Here are some current city projects in varying stages that implement this new prioritization — and highlight design’s influence over driver, walker and cyclist.

Monument Avenue at North Allen Avenue

Progress: Construction underway.

Street features: Pedestrian crosswalks, pavement markings, medians and corner island extensions; east and west traffic reduced to single lanes.

What they do: Slow car traffic, manage turning vehicles more safely and improve pedestrian visibility.

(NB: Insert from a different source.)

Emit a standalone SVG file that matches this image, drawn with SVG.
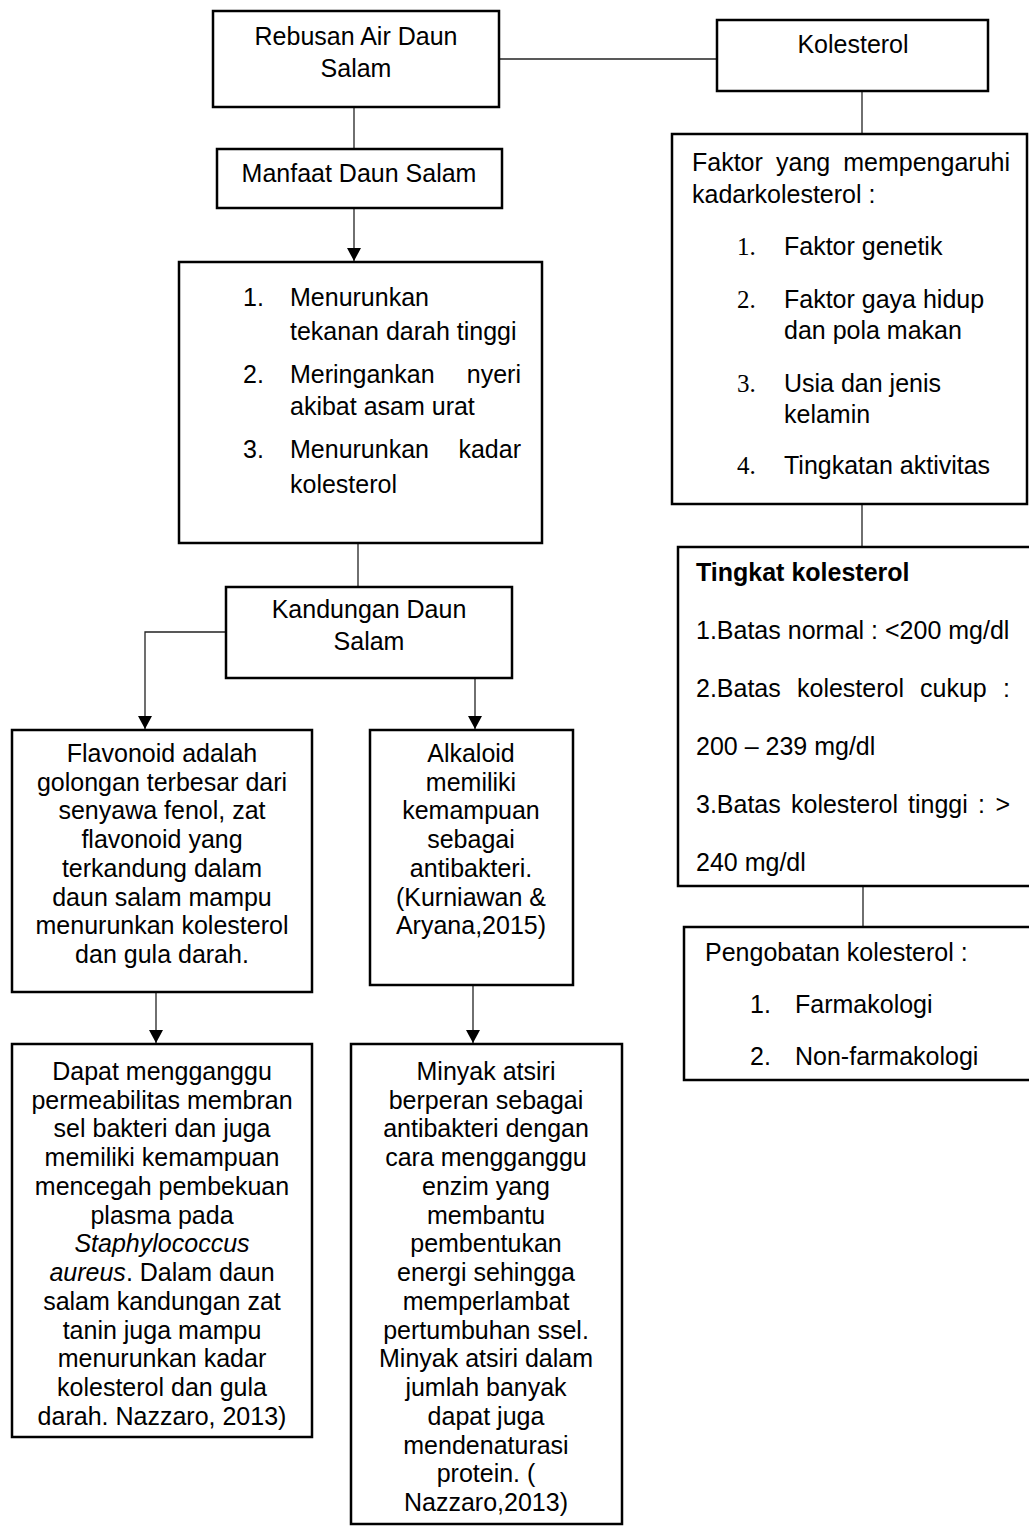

By retrofitting this old traffic circle into a modern roundabout, public works will clear up perennial pedestrian frustration at the intersection. Sawyer also notes the work will “address a longstanding crash trend with wet pavement and vehicles losing control.”

 

Floyd Avenue Bike Boulevard

Progress: Construction underway.

Street Features: Small, residential traffic circles, curb extensions, raised crosswalks and green bike sharrows.

What they do: Slow car traffic and draw attention to pedestrian crossings.

Slower car traffic, along with the sharrow graphics of a bicycle mounted with two chevrons, makes the street more compatible with cycling. Also seen popping up in Carytown, the curb extensions — or in some cases, planter boxes before the crosswalks — reclaim spaces that illegally parked cars might have occupied and make street crossing shorter and safer.

“It’s a good example of retrofitting somewhere that was already pedestrian friendly,” Sawyer says.

 

Hull Street Modifications

Progress: Preliminary approval from the city.

Street features: Protected shared use path, improved crosswalks and traffic signals.

What they do: Encourage walking and biking.

The initiatives follow recommendations made in a corridor revitalization plan developed with Chesterfield County in 2013. It includes a busy 4.7 miles on either side of Chippenham Parkway. “We’re taking the worst performers and making them all stars,” Sawyer says of priority corridors such as Hull, Midlothian and the Boulevard.

The city is moving forward with its side, proposing sidewalks and a shared use path for cyclists and pedestrians, buffered by landscaping. Suburban streets might seem inhospitable, but planners say they have more flexibility when it comes to rehabbing the wider roadways.

“One exciting thing about more suburban streets, they’ve already spent the money to obliterate communities everywhere, so you’ve got all these corridors that are so wide,” says Andy Boenau, who leads the urban planning practice at Timmons Group. “That space can be reclaimed easily without eminent domain, and at a fraction of the cost you can now provide paths for people.”

 

Grace Street Two-Way Conversion

Progress: Finished between Fourth and Ninth streets, more planned.

Street features: The return of the two-way street.

What it does: Improves pedestrian comfort and safety, eases navigation and drives commercial growth.

Jim Smither, a professor of urban planning at Virginia Commonwealth University, says that streets such as Grace were initially converted to one-way to speed up car traffic.

“Look at Cary Street — most cars are going between 25 and 40 mph,” he says. “It’s like a racer mentality: cars on either side going the same direction and no cars opposing me.”

Facing oncoming traffic, cars slow down, making streets more friendly to bicycles and pedestrians. And “for merchants it’s important because if you have cars going in both directions,” he says, “it’s an opportunity for cars to see a storefront from more than one angle.”

Perhaps counterintuitively, complex intersections and driving experiences are often safer for everyone — because drivers are forced to focus on their environment. And street design is the language of communication among drivers, cyclists and walkers.